→ DATA SHOWN
┄┄┄┄┄┄

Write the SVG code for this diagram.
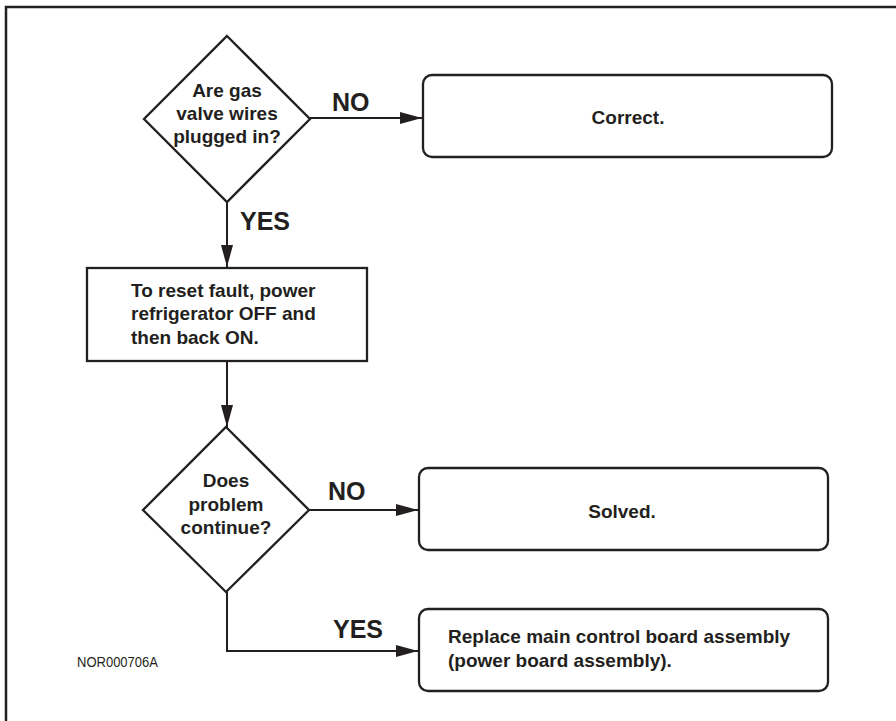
<svg xmlns="http://www.w3.org/2000/svg" width="896" height="721" viewBox="0 0 896 721">
<defs>
<style>
.shape{fill:#fff;stroke:#231f20;stroke-width:2.3}
.conn{fill:none;stroke:#231f20;stroke-width:2}
.t{font-family:"Liberation Sans",Arial,sans-serif;font-weight:bold;font-size:19px;fill:#231f20}
.lbl{font-family:"Liberation Sans",Arial,sans-serif;font-weight:bold;font-size:25px;fill:#231f20}
.c{text-anchor:middle}
</style>
<marker id="arr" viewBox="0 0 22 12" refX="22" refY="6" markerWidth="22" markerHeight="12" markerUnits="userSpaceOnUse" orient="auto">
<path d="M0,0 L22,6 L0,12 Z" fill="#231f20"/>
</marker>
</defs>
<rect width="896" height="721" fill="#fff"/>
<path d="M6,721 V7 H896" fill="none" stroke="#231f20" stroke-width="2.5"/>

<g id="connectors">
<line class="conn" x1="310" y1="118" x2="422" y2="118" marker-end="url(#arr)"/>
<line class="conn" x1="227" y1="202" x2="227" y2="267" marker-end="url(#arr)"/>
<line class="conn" x1="227" y1="361" x2="227" y2="427" marker-end="url(#arr)"/>
<line class="conn" x1="309" y1="510" x2="418" y2="510" marker-end="url(#arr)"/>
<polyline class="conn" points="227,592 227,651 418,651" marker-end="url(#arr)"/>
<text class="lbl" x="332" y="111">NO</text>
<text class="lbl" x="240" y="230">YES</text>
<text class="lbl" x="328" y="500">NO</text>
<text class="lbl" x="333" y="638">YES</text>
</g>

<g id="q1">
<polygon class="shape" points="227,36 310,119 227,202 144,119"/>
<text class="t c" x="227" y="97">Are gas</text>
<text class="t c" x="227" y="120">valve wires</text>
<text class="t c" x="227" y="143">plugged in?</text>
</g>

<g id="correct">
<rect class="shape" x="423" y="75" width="409" height="82" rx="9"/>
<text class="t c" x="628" y="124">Correct.</text>
</g>

<g id="reset">
<rect class="shape" x="87" y="268" width="280" height="93"/>
<text class="t" x="131" y="297">To reset fault, power</text>
<text class="t" x="131" y="320">refrigerator OFF and</text>
<text class="t" x="131" y="344">then back ON.</text>
</g>

<g id="q2">
<polygon class="shape" points="226,427 309,510 226,592 143,510"/>
<text class="t c" x="226" y="487">Does</text>
<text class="t c" x="226" y="511">problem</text>
<text class="t c" x="226" y="534">continue?</text>
</g>

<g id="solved">
<rect class="shape" x="419" y="468" width="409" height="82" rx="9"/>
<text class="t c" x="622" y="518">Solved.</text>
</g>

<g id="replace">
<rect class="shape" x="419" y="609" width="409" height="82" rx="9"/>
<text class="t" x="448" y="643">Replace main control board assembly</text>
<text class="t" x="448" y="667">(power board assembly).</text>
</g>

<text x="77" y="667" font-family="'Liberation Sans',Arial,sans-serif" font-size="15" fill="#231f20" textLength="81" lengthAdjust="spacingAndGlyphs">NOR000706A</text>
</svg>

┄┄┄┄┄┄

→ WHAT TO DO
Transcribe the listing in full and omit the pictures.

→ SOLUTION FOR THIS EXERCISE
Write the SVG code for this diagram.
<svg xmlns="http://www.w3.org/2000/svg" width="896" height="721" viewBox="0 0 896 721">
<defs>
<style>
.shape{fill:#fff;stroke:#231f20;stroke-width:2.3}
.conn{fill:none;stroke:#231f20;stroke-width:2}
.t{font-family:"Liberation Sans",Arial,sans-serif;font-weight:bold;font-size:19px;fill:#231f20}
.lbl{font-family:"Liberation Sans",Arial,sans-serif;font-weight:bold;font-size:25px;fill:#231f20}
.c{text-anchor:middle}
</style>
<marker id="arr" viewBox="0 0 22 12" refX="22" refY="6" markerWidth="22" markerHeight="12" markerUnits="userSpaceOnUse" orient="auto">
<path d="M0,0 L22,6 L0,12 Z" fill="#231f20"/>
</marker>
</defs>
<rect width="896" height="721" fill="#fff"/>
<path d="M6,721 V7 H896" fill="none" stroke="#231f20" stroke-width="2.5"/>

<g id="connectors">
<line class="conn" x1="310" y1="118" x2="422" y2="118" marker-end="url(#arr)"/>
<line class="conn" x1="227" y1="202" x2="227" y2="267" marker-end="url(#arr)"/>
<line class="conn" x1="227" y1="361" x2="227" y2="427" marker-end="url(#arr)"/>
<line class="conn" x1="309" y1="510" x2="418" y2="510" marker-end="url(#arr)"/>
<polyline class="conn" points="227,592 227,651 418,651" marker-end="url(#arr)"/>
<text class="lbl" x="332" y="111">NO</text>
<text class="lbl" x="240" y="230">YES</text>
<text class="lbl" x="328" y="500">NO</text>
<text class="lbl" x="333" y="638">YES</text>
</g>

<g id="q1">
<polygon class="shape" points="227,36 310,119 227,202 144,119"/>
<text class="t c" x="227" y="97">Are gas</text>
<text class="t c" x="227" y="120">valve wires</text>
<text class="t c" x="227" y="143">plugged in?</text>
</g>

<g id="correct">
<rect class="shape" x="423" y="75" width="409" height="82" rx="9"/>
<text class="t c" x="628" y="124">Correct.</text>
</g>

<g id="reset">
<rect class="shape" x="87" y="268" width="280" height="93"/>
<text class="t" x="131" y="297">To reset fault, power</text>
<text class="t" x="131" y="320">refrigerator OFF and</text>
<text class="t" x="131" y="344">then back ON.</text>
</g>

<g id="q2">
<polygon class="shape" points="226,427 309,510 226,592 143,510"/>
<text class="t c" x="226" y="487">Does</text>
<text class="t c" x="226" y="511">problem</text>
<text class="t c" x="226" y="534">continue?</text>
</g>

<g id="solved">
<rect class="shape" x="419" y="468" width="409" height="82" rx="9"/>
<text class="t c" x="622" y="518">Solved.</text>
</g>

<g id="replace">
<rect class="shape" x="419" y="609" width="409" height="82" rx="9"/>
<text class="t" x="448" y="643">Replace main control board assembly</text>
<text class="t" x="448" y="667">(power board assembly).</text>
</g>

<text x="77" y="667" font-family="'Liberation Sans',Arial,sans-serif" font-size="15" fill="#231f20" textLength="81" lengthAdjust="spacingAndGlyphs">NOR000706A</text>
</svg>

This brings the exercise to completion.